--- Task to carry out ---
Exclude the pictures and retype the entries as written.

--- Records shown ---
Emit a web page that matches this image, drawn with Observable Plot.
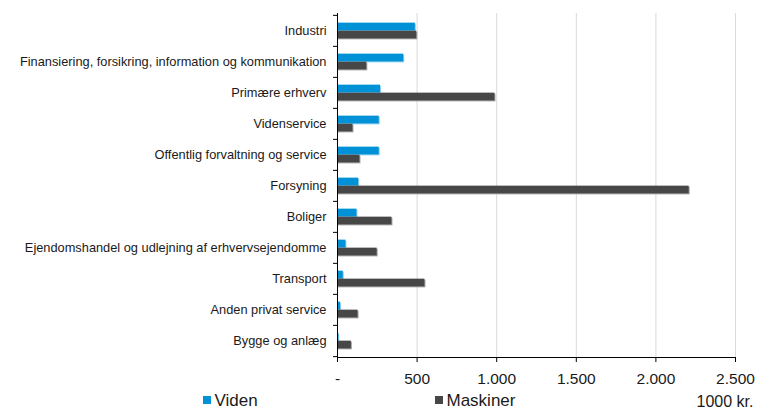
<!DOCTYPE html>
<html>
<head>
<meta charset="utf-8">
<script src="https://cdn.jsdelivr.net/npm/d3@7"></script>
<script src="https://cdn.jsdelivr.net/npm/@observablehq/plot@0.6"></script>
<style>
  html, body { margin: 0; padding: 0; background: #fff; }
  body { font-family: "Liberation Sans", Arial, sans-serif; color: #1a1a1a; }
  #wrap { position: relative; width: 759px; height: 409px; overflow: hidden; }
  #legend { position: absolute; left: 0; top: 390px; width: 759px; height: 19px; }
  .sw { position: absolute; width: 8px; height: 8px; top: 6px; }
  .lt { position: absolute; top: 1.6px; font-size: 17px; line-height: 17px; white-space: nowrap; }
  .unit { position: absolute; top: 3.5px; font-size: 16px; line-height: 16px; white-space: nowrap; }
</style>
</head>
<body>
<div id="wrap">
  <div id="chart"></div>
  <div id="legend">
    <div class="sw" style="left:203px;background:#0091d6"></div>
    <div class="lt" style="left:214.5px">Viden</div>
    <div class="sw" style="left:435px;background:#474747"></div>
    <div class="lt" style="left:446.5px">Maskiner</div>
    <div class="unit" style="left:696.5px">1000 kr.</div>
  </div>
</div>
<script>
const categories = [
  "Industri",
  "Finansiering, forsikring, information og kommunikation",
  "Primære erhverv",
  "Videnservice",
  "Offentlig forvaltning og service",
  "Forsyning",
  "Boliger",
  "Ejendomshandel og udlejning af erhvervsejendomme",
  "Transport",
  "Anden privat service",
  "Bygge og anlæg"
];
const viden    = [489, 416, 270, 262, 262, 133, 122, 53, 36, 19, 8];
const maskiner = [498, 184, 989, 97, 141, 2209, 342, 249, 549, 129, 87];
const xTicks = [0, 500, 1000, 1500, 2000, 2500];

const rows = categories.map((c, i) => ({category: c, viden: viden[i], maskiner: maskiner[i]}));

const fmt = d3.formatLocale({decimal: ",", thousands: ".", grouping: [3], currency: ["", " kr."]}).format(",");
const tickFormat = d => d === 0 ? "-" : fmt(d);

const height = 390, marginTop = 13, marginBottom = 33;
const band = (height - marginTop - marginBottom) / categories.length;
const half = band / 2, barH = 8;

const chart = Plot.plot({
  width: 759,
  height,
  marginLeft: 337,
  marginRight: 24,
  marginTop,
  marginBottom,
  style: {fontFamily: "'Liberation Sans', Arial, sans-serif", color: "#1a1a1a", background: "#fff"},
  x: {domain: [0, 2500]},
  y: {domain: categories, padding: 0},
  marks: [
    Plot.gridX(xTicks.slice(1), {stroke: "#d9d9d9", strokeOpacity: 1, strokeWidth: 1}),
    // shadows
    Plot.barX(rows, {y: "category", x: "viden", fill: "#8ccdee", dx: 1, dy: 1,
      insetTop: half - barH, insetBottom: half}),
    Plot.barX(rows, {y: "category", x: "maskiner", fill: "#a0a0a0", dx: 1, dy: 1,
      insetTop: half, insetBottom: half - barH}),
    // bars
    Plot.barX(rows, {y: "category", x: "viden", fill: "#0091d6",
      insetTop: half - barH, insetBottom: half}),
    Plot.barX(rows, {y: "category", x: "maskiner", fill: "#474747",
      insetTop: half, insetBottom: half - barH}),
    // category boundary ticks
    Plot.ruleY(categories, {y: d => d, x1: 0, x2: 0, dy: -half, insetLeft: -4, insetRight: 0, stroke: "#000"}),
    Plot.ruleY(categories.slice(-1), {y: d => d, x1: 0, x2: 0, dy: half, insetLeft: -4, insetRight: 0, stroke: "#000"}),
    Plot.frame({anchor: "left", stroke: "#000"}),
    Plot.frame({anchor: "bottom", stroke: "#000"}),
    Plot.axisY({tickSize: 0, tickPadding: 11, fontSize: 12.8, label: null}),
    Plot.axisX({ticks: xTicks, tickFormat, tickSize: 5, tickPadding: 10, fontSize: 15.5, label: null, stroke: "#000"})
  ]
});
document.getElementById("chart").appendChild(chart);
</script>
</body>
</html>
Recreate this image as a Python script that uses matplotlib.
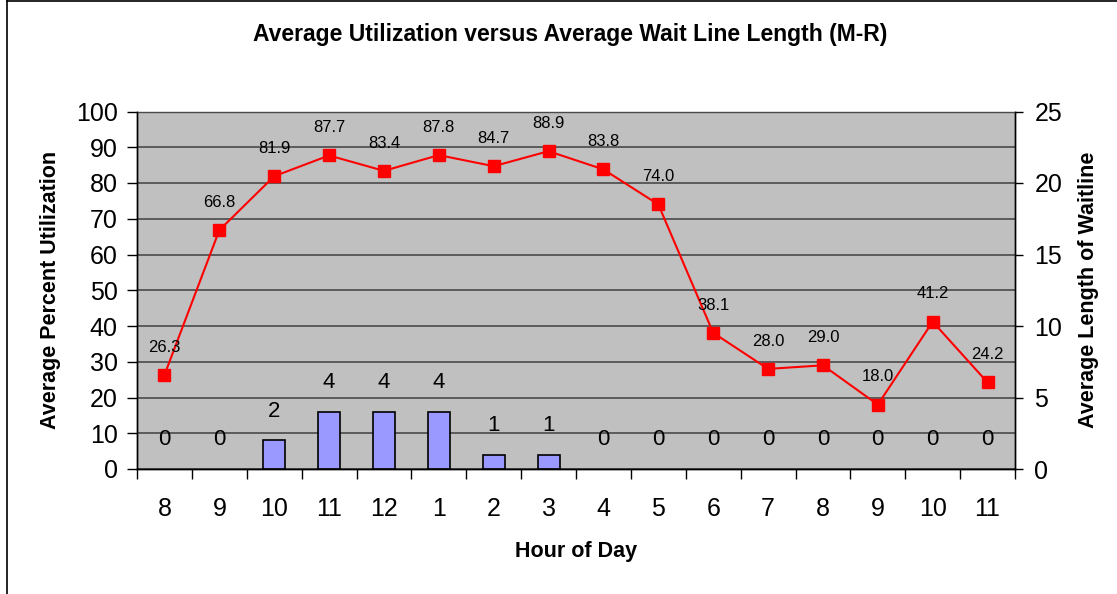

--- Solution to the problem ---
Emit a web page that matches this image, drawn with Observable Plot.
<!DOCTYPE html>
<html>
<head>
<meta charset="utf-8">
<script src="https://cdn.jsdelivr.net/npm/d3@7"></script>
<script src="https://cdn.jsdelivr.net/npm/@observablehq/plot@0.6"></script>
<style>
  html, body { margin: 0; padding: 0; background: #fff; }
  body { font-family: "Liberation Sans", Arial, sans-serif; color: #1a1a1a; }
  #wrap { position: relative; width: 759px; height: 409px; overflow: hidden; }
  #legend { position: absolute; left: 0; top: 390px; width: 759px; height: 19px; }
  .sw { position: absolute; width: 8px; height: 8px; top: 6px; }
  .lt { position: absolute; top: 1.6px; font-size: 17px; line-height: 17px; white-space: nowrap; }
  .unit { position: absolute; top: 3.5px; font-size: 16px; line-height: 16px; white-space: nowrap; }
</style>
</head>
<body>
<div id="wrap">
  <div id="chart"></div>
  <div id="legend">
    <div class="sw" style="left:203px;background:#0091d6"></div>
    <div class="lt" style="left:214.5px">Viden</div>
    <div class="sw" style="left:435px;background:#474747"></div>
    <div class="lt" style="left:446.5px">Maskiner</div>
    <div class="unit" style="left:696.5px">1000 kr.</div>
  </div>
</div>
<script>
const categories = [
  "Industri",
  "Finansiering, forsikring, information og kommunikation",
  "Primære erhverv",
  "Videnservice",
  "Offentlig forvaltning og service",
  "Forsyning",
  "Boliger",
  "Ejendomshandel og udlejning af erhvervsejendomme",
  "Transport",
  "Anden privat service",
  "Bygge og anlæg"
];
const viden    = [489, 416, 270, 262, 262, 133, 122, 53, 36, 19, 8];
const maskiner = [498, 184, 989, 97, 141, 2209, 342, 249, 549, 129, 87];
const xTicks = [0, 500, 1000, 1500, 2000, 2500];

const rows = categories.map((c, i) => ({category: c, viden: viden[i], maskiner: maskiner[i]}));

const fmt = d3.formatLocale({decimal: ",", thousands: ".", grouping: [3], currency: ["", " kr."]}).format(",");
const tickFormat = d => d === 0 ? "-" : fmt(d);

const height = 390, marginTop = 13, marginBottom = 33;
const band = (height - marginTop - marginBottom) / categories.length;
const half = band / 2, barH = 8;

const chart = Plot.plot({
  width: 759,
  height,
  marginLeft: 337,
  marginRight: 24,
  marginTop,
  marginBottom,
  style: {fontFamily: "'Liberation Sans', Arial, sans-serif", color: "#1a1a1a", background: "#fff"},
  x: {domain: [0, 2500]},
  y: {domain: categories, padding: 0},
  marks: [
    Plot.gridX(xTicks.slice(1), {stroke: "#d9d9d9", strokeOpacity: 1, strokeWidth: 1}),
    // shadows
    Plot.barX(rows, {y: "category", x: "viden", fill: "#8ccdee", dx: 1, dy: 1,
      insetTop: half - barH, insetBottom: half}),
    Plot.barX(rows, {y: "category", x: "maskiner", fill: "#a0a0a0", dx: 1, dy: 1,
      insetTop: half, insetBottom: half - barH}),
    // bars
    Plot.barX(rows, {y: "category", x: "viden", fill: "#0091d6",
      insetTop: half - barH, insetBottom: half}),
    Plot.barX(rows, {y: "category", x: "maskiner", fill: "#474747",
      insetTop: half, insetBottom: half - barH}),
    // category boundary ticks
    Plot.ruleY(categories, {y: d => d, x1: 0, x2: 0, dy: -half, insetLeft: -4, insetRight: 0, stroke: "#000"}),
    Plot.ruleY(categories.slice(-1), {y: d => d, x1: 0, x2: 0, dy: half, insetLeft: -4, insetRight: 0, stroke: "#000"}),
    Plot.frame({anchor: "left", stroke: "#000"}),
    Plot.frame({anchor: "bottom", stroke: "#000"}),
    Plot.axisY({tickSize: 0, tickPadding: 11, fontSize: 12.8, label: null}),
    Plot.axisX({ticks: xTicks, tickFormat, tickSize: 5, tickPadding: 10, fontSize: 15.5, label: null, stroke: "#000"})
  ]
});
document.getElementById("chart").appendChild(chart);
</script>
</body>
</html>
Recreate this image as a Python script that uses matplotlib.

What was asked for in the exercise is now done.